Stated goal
Can you transcribe the data exactly? Leave the pictures out.

Source data

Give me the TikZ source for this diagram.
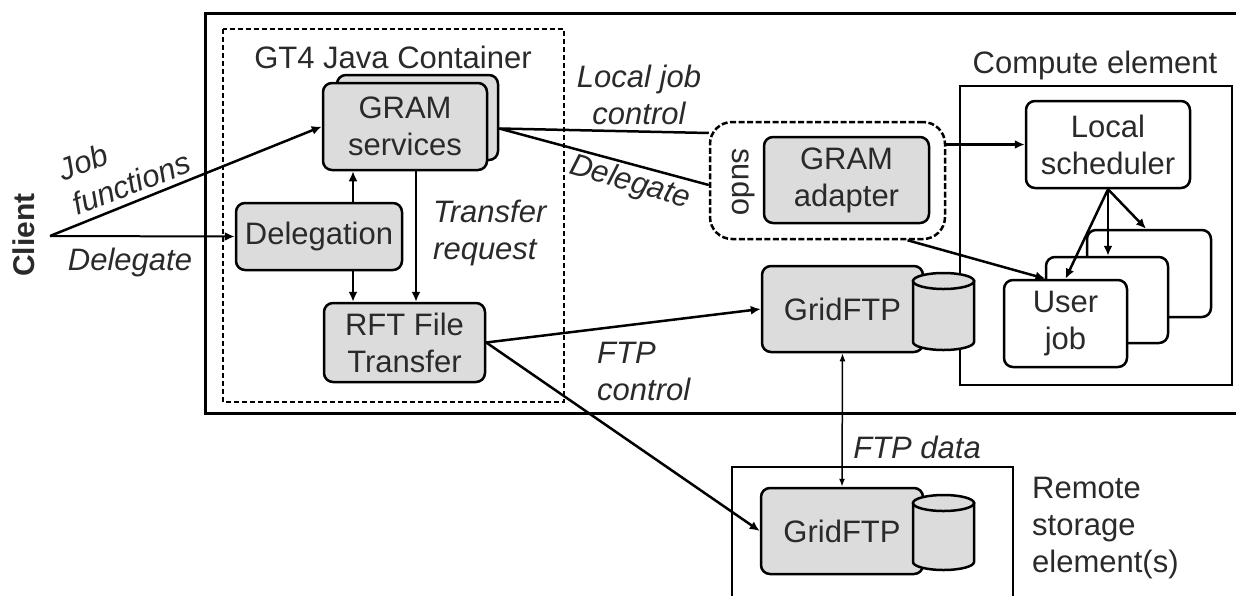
\documentclass[tikz,border=0pt]{standalone}
\usepackage{fontspec}
\setmainfont{Liberation Sans}
\usetikzlibrary{arrows.meta,calc}
\definecolor{boxgray}{HTML}{DCDCDC}
\definecolor{txt}{HTML}{2A2A2A}
\newcommand{\fsz}{\fontsize{31}{37}\selectfont}
\begin{document}
\begin{tikzpicture}[x=1pt,y=-1pt,
 every node/.style={text=txt, font=\fsz, inner sep=0pt, align=center},
 gbox/.style={draw=black, line width=2.5pt, rounded corners=9pt, fill=boxgray},
 wbox/.style={draw=black, line width=2.5pt, rounded corners=9pt, fill=white},
 conn/.style={line width=2.5pt},
 arr/.style={line width=2.5pt, -{Latex[length=10pt,width=9pt]}},
 lbl/.style={font=\fsz\itshape},
 cylfill/.style={draw=black, line width=2.5pt, fill=boxgray},
]
\useasboundingbox (0,0) rectangle (1236,595);
% frames
\draw[line width=3pt] (205,13) rectangle (1250,413);
\draw[line width=1.5pt, dash pattern=on 5pt off 3pt] (223,29) rectangle (564,402);
\draw[line width=2.5pt] (960,86) rectangle (1232,385);
\draw[line width=2.5pt] (732,467) rectangle (1013,610);
\node (gt4) at (393,57) {GT4 Java Container};
\node (celbl) at (1095,65) {Compute element};
% nodes
\node[gbox, minimum width=161pt, minimum height=85pt] (gramback) at (417.5,117.5) {};
\node[gbox, minimum width=164pt, minimum height=87pt] (gram) at (405,126.5) {GRAM\\services};
\node[gbox, minimum width=166pt, minimum height=67pt] (deleg) at (319,236.5) {Delegation};
\node[gbox, minimum width=161pt, minimum height=79pt] (rft) at (404.5,342.5) {RFT File\\Transfer};
\node[draw=black, line width=2.5pt, dash pattern=on 6pt off 2.5pt, rounded corners=22pt, minimum width=235pt, minimum height=117pt] (sudo) at (827.5,180.5) {};
\node[rotate=-90] (sudolbl) at (744,182) {sudo};
\node[gbox, minimum width=165pt, minimum height=86pt] (adapter) at (846.5,180) {GRAM\\adapter};
\node[wbox, minimum width=164pt, minimum height=87pt] (sched) at (1108,144.5) {Local\\scheduler};
\node[wbox, minimum width=124pt, minimum height=87pt] (job3) at (1149,273.5) {};
\node[wbox, minimum width=122pt, minimum height=86pt] (job2) at (1107,300) {};
\node[wbox, minimum width=123pt, minimum height=87pt] (job1) at (1065.5,323.5) {User\\job};
% GridFTP upper
\node[gbox, minimum width=161pt, minimum height=86pt] (ftp1) at (842.5,309) {GridFTP};
\filldraw[cylfill] (913,281) -- (913,342) arc[start angle=180,end angle=360,x radius=30.5pt,y radius=8pt] -- (974,281) -- cycle;
\filldraw[cylfill] (943.5,281) ellipse[x radius=30.5pt,y radius=8pt];
% GridFTP lower
\node[gbox, minimum width=162pt, minimum height=86pt] (ftp2) at (842,531) {GridFTP};
\filldraw[cylfill] (913,503) -- (913,562) arc[start angle=180,end angle=360,x radius=30.5pt,y radius=8pt] -- (974,503) -- cycle;
\filldraw[cylfill] (943.5,503) ellipse[x radius=30.5pt,y radius=8pt];
% client
\coordinate (client) at (50,236);
\node[font=\fontsize{30}{36}\selectfont\bfseries, rotate=90] (clientlbl) at (24,235) {Client};
% connectors
\draw[arr] (client) -- (gram.west);
\draw[arr, line width=2pt] (client) -- (deleg.west);
\draw[arr] ($(deleg.north)+(34,0)$) -- ($(gram.south)+(-52,0)$);
\draw[arr] ($(deleg.south)+(34,0)$) -- ($(rft.north)+(-51.5,0)$);
\draw[arr] ($(gram.south)+(11,0)$) -- ($(rft.north)+(11.5,0)$);
\coordinate (gout) at ($(gramback.east)+(0,11)$);
\draw[conn] (gout) -- ($(sudo.west)+(0,-47.5)$);
\draw[conn] (gout) -- ($(sudo.west)+(0,4.5)$);
\draw[arr] (sudo.east |- sched.west) -- (sched.west);
\draw[arr] (sched.south) -- (sched.south |- job2.north);
\draw[arr] (sched.south) -- ($(job3.north)+(-3,0)$);
\draw[arr] (sched.south) -- (job1.north);
\draw[arr] ($(sudo.south)+(80,0)$) -- ($(job1.north)+(-20,0)$);
\draw[arr] (rft.east) -- (ftp1.west);
\draw[arr] (rft.east) -- (ftp2.west);
\draw[line width=1.5pt, {Latex[length=8pt,width=6pt]}-{Latex[length=8pt,width=6pt]}] (ftp1.south) -- (ftp2.north);
% labels
\node[lbl, rotate=21, align=left] (l1) at (124.5,166) {Job\\functions};
\node[lbl] (l3) at (130,262) {Delegate};
\node[lbl, align=left, anchor=west] (l4) at (433,233) {Transfer\\request};
\node[lbl] (l5) at (639,95) {Local job\\control};
\node[lbl, rotate=-16] (l6) at (630,183) {Delegate};
\node[lbl, align=left, anchor=west] (l7) at (597,371) {FTP\\control};
\node[lbl] (l8) at (917,447) {FTP data};
\node[align=left, anchor=west] (l9) at (1032,528) {Remote\\storage\\element(s)};
\end{tikzpicture}
\end{document}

Output
Give me the TikZ source for this diagram.
\documentclass[tikz,border=0pt]{standalone}
\usepackage{fontspec}
\setmainfont{Liberation Sans}
\usetikzlibrary{arrows.meta,calc}
\definecolor{boxgray}{HTML}{DCDCDC}
\definecolor{txt}{HTML}{2A2A2A}
\newcommand{\fsz}{\fontsize{31}{37}\selectfont}
\begin{document}
\begin{tikzpicture}[x=1pt,y=-1pt,
 every node/.style={text=txt, font=\fsz, inner sep=0pt, align=center},
 gbox/.style={draw=black, line width=2.5pt, rounded corners=9pt, fill=boxgray},
 wbox/.style={draw=black, line width=2.5pt, rounded corners=9pt, fill=white},
 conn/.style={line width=2.5pt},
 arr/.style={line width=2.5pt, -{Latex[length=10pt,width=9pt]}},
 lbl/.style={font=\fsz\itshape},
 cylfill/.style={draw=black, line width=2.5pt, fill=boxgray},
]
\useasboundingbox (0,0) rectangle (1236,595);
% frames
\draw[line width=3pt] (205,13) rectangle (1250,413);
\draw[line width=1.5pt, dash pattern=on 5pt off 3pt] (223,29) rectangle (564,402);
\draw[line width=2.5pt] (960,86) rectangle (1232,385);
\draw[line width=2.5pt] (732,467) rectangle (1013,610);
\node (gt4) at (393,57) {GT4 Java Container};
\node (celbl) at (1095,65) {Compute element};
% nodes
\node[gbox, minimum width=161pt, minimum height=85pt] (gramback) at (417.5,117.5) {};
\node[gbox, minimum width=164pt, minimum height=87pt] (gram) at (405,126.5) {GRAM\\services};
\node[gbox, minimum width=166pt, minimum height=67pt] (deleg) at (319,236.5) {Delegation};
\node[gbox, minimum width=161pt, minimum height=79pt] (rft) at (404.5,342.5) {RFT File\\Transfer};
\node[draw=black, line width=2.5pt, dash pattern=on 6pt off 2.5pt, rounded corners=22pt, minimum width=235pt, minimum height=117pt] (sudo) at (827.5,180.5) {};
\node[rotate=-90] (sudolbl) at (744,182) {sudo};
\node[gbox, minimum width=165pt, minimum height=86pt] (adapter) at (846.5,180) {GRAM\\adapter};
\node[wbox, minimum width=164pt, minimum height=87pt] (sched) at (1108,144.5) {Local\\scheduler};
\node[wbox, minimum width=124pt, minimum height=87pt] (job3) at (1149,273.5) {};
\node[wbox, minimum width=122pt, minimum height=86pt] (job2) at (1107,300) {};
\node[wbox, minimum width=123pt, minimum height=87pt] (job1) at (1065.5,323.5) {User\\job};
% GridFTP upper
\node[gbox, minimum width=161pt, minimum height=86pt] (ftp1) at (842.5,309) {GridFTP};
\filldraw[cylfill] (913,281) -- (913,342) arc[start angle=180,end angle=360,x radius=30.5pt,y radius=8pt] -- (974,281) -- cycle;
\filldraw[cylfill] (943.5,281) ellipse[x radius=30.5pt,y radius=8pt];
% GridFTP lower
\node[gbox, minimum width=162pt, minimum height=86pt] (ftp2) at (842,531) {GridFTP};
\filldraw[cylfill] (913,503) -- (913,562) arc[start angle=180,end angle=360,x radius=30.5pt,y radius=8pt] -- (974,503) -- cycle;
\filldraw[cylfill] (943.5,503) ellipse[x radius=30.5pt,y radius=8pt];
% client
\coordinate (client) at (50,236);
\node[font=\fontsize{30}{36}\selectfont\bfseries, rotate=90] (clientlbl) at (24,235) {Client};
% connectors
\draw[arr] (client) -- (gram.west);
\draw[arr, line width=2pt] (client) -- (deleg.west);
\draw[arr] ($(deleg.north)+(34,0)$) -- ($(gram.south)+(-52,0)$);
\draw[arr] ($(deleg.south)+(34,0)$) -- ($(rft.north)+(-51.5,0)$);
\draw[arr] ($(gram.south)+(11,0)$) -- ($(rft.north)+(11.5,0)$);
\coordinate (gout) at ($(gramback.east)+(0,11)$);
\draw[conn] (gout) -- ($(sudo.west)+(0,-47.5)$);
\draw[conn] (gout) -- ($(sudo.west)+(0,4.5)$);
\draw[arr] (sudo.east |- sched.west) -- (sched.west);
\draw[arr] (sched.south) -- (sched.south |- job2.north);
\draw[arr] (sched.south) -- ($(job3.north)+(-3,0)$);
\draw[arr] (sched.south) -- (job1.north);
\draw[arr] ($(sudo.south)+(80,0)$) -- ($(job1.north)+(-20,0)$);
\draw[arr] (rft.east) -- (ftp1.west);
\draw[arr] (rft.east) -- (ftp2.west);
\draw[line width=1.5pt, {Latex[length=8pt,width=6pt]}-{Latex[length=8pt,width=6pt]}] (ftp1.south) -- (ftp2.north);
% labels
\node[lbl, rotate=21, align=left] (l1) at (124.5,166) {Job\\functions};
\node[lbl] (l3) at (130,262) {Delegate};
\node[lbl, align=left, anchor=west] (l4) at (433,233) {Transfer\\request};
\node[lbl] (l5) at (639,95) {Local job\\control};
\node[lbl, rotate=-16] (l6) at (630,183) {Delegate};
\node[lbl, align=left, anchor=west] (l7) at (597,371) {FTP\\control};
\node[lbl] (l8) at (917,447) {FTP data};
\node[align=left, anchor=west] (l9) at (1032,528) {Remote\\storage\\element(s)};
\end{tikzpicture}
\end{document}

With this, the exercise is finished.